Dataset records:
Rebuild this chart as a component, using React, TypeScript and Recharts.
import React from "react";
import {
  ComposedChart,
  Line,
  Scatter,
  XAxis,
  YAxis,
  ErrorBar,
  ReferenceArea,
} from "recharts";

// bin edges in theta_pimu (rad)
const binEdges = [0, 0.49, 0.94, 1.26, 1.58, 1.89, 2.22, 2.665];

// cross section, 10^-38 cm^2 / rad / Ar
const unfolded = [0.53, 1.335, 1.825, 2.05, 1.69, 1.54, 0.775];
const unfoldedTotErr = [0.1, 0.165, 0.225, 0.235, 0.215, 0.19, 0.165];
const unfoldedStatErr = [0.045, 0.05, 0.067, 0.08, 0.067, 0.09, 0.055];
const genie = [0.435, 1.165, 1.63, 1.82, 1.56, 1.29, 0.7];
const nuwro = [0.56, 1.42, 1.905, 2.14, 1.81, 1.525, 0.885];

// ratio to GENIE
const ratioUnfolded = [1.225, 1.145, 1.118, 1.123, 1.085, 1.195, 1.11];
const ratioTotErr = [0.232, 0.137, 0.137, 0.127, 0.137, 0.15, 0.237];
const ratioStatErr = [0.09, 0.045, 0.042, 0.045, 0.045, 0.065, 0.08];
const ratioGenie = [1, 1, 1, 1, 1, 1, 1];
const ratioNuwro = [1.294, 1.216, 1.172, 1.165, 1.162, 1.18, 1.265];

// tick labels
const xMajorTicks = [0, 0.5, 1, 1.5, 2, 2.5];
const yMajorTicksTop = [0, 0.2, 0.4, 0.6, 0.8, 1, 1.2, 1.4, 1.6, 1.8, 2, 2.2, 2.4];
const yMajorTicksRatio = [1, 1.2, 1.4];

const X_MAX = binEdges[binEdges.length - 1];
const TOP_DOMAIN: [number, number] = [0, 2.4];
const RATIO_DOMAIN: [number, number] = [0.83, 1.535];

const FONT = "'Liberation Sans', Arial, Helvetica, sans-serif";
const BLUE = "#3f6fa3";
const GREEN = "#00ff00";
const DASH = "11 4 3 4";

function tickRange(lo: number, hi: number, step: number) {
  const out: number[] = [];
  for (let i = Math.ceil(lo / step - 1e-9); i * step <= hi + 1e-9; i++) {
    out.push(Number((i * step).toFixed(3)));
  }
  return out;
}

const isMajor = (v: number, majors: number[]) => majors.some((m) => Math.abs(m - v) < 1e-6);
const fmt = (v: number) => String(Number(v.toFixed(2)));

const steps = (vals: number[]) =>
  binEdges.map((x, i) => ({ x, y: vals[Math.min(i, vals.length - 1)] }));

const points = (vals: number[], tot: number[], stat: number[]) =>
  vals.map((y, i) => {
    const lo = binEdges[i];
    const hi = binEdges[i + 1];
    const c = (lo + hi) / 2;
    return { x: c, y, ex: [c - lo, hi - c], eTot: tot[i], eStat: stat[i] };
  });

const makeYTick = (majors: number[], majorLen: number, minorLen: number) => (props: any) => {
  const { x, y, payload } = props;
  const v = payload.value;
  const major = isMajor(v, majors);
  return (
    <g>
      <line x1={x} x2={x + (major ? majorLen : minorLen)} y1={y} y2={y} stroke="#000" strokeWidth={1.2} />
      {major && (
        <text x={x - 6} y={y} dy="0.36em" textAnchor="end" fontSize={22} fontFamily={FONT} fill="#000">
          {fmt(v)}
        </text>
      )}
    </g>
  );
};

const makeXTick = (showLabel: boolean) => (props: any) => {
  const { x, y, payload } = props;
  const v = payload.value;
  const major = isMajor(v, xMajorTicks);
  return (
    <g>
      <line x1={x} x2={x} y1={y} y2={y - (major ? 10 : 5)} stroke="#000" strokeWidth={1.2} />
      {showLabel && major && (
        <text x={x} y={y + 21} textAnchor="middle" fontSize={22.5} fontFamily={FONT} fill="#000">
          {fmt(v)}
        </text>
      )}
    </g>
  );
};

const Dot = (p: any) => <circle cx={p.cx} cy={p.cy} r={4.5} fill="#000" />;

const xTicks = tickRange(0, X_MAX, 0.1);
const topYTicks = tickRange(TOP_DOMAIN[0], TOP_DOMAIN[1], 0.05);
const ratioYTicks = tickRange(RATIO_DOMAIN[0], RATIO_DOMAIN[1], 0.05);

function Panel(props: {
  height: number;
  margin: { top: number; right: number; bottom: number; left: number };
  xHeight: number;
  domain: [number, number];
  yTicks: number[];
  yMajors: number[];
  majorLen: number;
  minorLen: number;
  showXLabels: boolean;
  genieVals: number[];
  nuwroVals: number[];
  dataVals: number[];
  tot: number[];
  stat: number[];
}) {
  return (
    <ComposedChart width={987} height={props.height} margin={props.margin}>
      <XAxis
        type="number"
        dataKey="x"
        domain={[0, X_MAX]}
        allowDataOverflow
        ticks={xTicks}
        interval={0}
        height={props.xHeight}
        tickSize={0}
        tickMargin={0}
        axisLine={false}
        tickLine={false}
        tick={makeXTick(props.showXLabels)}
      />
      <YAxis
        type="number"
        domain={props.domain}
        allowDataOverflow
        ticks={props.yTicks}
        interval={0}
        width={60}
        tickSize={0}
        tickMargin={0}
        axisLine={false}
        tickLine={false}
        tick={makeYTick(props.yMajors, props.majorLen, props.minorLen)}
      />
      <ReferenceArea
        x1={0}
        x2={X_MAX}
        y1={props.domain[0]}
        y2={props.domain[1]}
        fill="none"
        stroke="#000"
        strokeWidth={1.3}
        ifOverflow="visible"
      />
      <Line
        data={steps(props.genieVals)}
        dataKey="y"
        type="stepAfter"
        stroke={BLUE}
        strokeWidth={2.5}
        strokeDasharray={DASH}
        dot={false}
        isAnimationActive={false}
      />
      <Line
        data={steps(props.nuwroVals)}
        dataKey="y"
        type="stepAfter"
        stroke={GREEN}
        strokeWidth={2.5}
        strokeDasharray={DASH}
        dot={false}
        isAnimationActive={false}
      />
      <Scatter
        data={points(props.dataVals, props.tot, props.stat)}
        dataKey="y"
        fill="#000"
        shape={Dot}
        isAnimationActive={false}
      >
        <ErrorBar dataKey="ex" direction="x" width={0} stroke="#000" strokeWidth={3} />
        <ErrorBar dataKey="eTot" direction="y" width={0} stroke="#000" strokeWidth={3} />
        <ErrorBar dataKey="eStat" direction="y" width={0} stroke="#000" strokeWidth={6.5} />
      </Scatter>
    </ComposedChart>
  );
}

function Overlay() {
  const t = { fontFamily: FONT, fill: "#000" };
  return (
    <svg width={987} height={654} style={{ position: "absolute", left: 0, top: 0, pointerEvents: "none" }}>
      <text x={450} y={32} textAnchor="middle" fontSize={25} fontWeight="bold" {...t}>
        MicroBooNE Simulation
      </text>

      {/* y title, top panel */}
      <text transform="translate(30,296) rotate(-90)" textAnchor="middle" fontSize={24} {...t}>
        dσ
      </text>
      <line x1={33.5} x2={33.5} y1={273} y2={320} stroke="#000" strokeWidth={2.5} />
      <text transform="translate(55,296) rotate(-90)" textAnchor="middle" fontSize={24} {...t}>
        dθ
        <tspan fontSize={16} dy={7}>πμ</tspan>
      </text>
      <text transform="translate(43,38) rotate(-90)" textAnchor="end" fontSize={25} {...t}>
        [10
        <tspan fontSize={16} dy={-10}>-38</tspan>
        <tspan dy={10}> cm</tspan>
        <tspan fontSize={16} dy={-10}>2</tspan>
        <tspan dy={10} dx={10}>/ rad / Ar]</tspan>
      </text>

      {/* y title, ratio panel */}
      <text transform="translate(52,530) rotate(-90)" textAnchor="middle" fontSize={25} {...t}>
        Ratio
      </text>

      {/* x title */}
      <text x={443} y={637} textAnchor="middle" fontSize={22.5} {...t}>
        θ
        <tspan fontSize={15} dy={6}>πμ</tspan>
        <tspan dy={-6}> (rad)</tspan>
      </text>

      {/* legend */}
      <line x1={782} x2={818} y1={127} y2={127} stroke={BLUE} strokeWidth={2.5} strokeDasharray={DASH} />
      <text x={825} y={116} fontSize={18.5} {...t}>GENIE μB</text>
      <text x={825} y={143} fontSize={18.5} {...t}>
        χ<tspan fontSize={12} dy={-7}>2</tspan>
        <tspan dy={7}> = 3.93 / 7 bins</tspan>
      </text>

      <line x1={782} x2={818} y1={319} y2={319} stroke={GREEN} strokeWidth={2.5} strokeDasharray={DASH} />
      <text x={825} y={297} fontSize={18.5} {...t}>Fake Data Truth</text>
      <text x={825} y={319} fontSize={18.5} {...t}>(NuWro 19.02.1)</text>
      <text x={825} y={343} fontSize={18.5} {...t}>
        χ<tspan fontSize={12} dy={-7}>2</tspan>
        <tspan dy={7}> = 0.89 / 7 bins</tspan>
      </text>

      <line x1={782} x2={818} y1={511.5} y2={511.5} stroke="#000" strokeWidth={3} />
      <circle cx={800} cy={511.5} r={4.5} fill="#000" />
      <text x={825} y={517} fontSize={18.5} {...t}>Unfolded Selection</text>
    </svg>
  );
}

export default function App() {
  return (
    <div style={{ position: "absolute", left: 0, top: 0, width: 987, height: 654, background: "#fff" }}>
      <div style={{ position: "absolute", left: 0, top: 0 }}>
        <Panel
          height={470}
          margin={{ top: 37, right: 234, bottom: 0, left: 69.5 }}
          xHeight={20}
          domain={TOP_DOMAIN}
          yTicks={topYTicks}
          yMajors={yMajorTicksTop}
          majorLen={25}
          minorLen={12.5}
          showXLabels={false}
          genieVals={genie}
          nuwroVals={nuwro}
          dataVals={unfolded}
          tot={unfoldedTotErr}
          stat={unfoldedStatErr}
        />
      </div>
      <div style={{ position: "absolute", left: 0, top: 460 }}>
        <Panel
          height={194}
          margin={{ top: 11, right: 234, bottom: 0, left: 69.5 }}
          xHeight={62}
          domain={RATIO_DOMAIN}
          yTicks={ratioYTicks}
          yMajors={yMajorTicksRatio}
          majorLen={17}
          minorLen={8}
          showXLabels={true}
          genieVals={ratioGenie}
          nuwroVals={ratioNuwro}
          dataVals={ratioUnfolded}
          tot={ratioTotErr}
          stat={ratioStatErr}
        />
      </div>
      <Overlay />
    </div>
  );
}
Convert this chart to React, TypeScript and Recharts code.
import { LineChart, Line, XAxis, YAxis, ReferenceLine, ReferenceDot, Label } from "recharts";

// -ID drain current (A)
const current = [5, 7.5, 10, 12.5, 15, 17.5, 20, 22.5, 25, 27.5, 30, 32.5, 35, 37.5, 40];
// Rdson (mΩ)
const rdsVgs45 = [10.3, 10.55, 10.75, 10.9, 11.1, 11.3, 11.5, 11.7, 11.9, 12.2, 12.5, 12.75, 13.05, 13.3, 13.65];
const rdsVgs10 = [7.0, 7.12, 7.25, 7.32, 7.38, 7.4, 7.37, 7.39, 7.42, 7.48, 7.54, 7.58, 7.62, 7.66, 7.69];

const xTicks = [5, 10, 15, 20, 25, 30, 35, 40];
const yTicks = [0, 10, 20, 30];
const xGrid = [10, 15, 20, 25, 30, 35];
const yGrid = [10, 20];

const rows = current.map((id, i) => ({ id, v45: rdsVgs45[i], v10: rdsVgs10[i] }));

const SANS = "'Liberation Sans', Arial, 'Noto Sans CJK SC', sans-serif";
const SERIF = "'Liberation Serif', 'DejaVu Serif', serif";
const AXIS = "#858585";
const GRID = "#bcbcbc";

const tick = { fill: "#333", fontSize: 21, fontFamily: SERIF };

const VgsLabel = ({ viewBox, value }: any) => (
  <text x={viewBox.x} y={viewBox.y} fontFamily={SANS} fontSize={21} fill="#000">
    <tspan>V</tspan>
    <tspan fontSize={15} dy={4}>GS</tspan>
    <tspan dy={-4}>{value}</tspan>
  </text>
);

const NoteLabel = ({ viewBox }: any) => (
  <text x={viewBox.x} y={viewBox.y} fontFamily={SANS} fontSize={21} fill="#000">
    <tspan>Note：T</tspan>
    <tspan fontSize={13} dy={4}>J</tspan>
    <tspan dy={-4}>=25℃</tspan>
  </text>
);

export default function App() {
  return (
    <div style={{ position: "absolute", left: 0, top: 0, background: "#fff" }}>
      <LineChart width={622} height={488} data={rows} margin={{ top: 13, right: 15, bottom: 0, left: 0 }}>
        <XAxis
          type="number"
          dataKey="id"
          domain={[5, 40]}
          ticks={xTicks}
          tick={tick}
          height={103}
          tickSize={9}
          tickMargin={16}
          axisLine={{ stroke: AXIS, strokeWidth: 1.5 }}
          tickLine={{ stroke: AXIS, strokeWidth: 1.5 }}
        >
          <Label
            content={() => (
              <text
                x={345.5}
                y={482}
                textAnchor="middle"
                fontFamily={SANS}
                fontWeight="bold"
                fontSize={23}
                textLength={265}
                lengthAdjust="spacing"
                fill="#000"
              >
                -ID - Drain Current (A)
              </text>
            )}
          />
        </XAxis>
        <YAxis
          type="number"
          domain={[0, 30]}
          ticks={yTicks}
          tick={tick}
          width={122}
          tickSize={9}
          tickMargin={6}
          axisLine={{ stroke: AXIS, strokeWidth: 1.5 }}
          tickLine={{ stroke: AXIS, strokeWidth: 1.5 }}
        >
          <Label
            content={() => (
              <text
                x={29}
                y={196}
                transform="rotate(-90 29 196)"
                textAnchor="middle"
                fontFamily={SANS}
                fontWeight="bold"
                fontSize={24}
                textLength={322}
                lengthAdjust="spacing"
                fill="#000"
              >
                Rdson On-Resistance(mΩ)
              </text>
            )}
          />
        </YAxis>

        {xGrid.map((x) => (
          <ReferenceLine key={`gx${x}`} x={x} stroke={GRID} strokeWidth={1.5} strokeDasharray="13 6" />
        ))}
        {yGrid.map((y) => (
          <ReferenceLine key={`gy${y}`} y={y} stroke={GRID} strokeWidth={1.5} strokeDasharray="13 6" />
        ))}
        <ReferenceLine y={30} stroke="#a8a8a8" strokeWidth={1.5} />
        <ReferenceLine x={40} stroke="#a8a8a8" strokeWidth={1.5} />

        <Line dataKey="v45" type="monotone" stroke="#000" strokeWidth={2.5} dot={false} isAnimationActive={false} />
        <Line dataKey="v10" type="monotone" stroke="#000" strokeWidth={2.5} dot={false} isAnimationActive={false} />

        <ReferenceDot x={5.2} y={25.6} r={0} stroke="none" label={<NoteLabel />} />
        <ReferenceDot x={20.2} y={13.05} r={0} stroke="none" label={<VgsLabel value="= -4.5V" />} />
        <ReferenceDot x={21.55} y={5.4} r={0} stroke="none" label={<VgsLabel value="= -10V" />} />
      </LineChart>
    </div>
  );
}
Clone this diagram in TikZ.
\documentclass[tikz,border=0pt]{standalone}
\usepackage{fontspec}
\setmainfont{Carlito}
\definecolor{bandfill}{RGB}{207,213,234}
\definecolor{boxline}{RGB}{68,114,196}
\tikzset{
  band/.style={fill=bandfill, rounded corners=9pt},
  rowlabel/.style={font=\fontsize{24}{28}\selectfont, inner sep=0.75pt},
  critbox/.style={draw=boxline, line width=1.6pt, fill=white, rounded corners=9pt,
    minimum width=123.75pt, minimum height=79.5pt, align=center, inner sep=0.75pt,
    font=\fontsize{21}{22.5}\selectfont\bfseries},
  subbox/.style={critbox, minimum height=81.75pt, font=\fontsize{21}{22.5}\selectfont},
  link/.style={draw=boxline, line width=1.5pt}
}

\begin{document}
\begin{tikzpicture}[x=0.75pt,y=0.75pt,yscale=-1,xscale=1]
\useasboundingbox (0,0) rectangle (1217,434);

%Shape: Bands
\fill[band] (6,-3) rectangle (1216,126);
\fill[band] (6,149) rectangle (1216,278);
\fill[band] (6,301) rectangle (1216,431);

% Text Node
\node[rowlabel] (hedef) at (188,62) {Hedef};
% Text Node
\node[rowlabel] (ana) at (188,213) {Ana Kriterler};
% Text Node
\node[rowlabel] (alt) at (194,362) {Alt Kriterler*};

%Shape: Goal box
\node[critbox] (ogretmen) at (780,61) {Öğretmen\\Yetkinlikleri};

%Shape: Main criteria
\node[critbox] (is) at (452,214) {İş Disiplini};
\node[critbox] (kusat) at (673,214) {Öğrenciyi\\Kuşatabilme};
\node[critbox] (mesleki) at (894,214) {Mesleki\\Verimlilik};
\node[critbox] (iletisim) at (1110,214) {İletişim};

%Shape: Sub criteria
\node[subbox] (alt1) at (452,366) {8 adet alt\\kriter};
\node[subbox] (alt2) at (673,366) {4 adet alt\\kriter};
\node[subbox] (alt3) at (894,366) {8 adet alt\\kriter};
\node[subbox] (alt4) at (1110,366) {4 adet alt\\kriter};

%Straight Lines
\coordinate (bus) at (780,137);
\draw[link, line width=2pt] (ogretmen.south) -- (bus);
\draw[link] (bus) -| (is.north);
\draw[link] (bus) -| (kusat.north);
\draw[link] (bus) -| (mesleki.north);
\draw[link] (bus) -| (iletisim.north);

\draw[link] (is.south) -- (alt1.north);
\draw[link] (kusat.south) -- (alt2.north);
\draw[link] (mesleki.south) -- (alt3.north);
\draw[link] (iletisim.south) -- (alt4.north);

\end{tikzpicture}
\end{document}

§ **Given exercise**
Return exactly the opening lines of the listing above, ending with the line that has "const binEdges = [0, 0.49, 0.94, 1.26, 1.58, 1.89, 2.22, 2.665];".

§ **Expected output**
Rebuild this chart as a component, using React, TypeScript and Recharts.
import React from "react";
import {
  ComposedChart,
  Line,
  Scatter,
  XAxis,
  YAxis,
  ErrorBar,
  ReferenceArea,
} from "recharts";

// bin edges in theta_pimu (rad)
const binEdges = [0, 0.49, 0.94, 1.26, 1.58, 1.89, 2.22, 2.665];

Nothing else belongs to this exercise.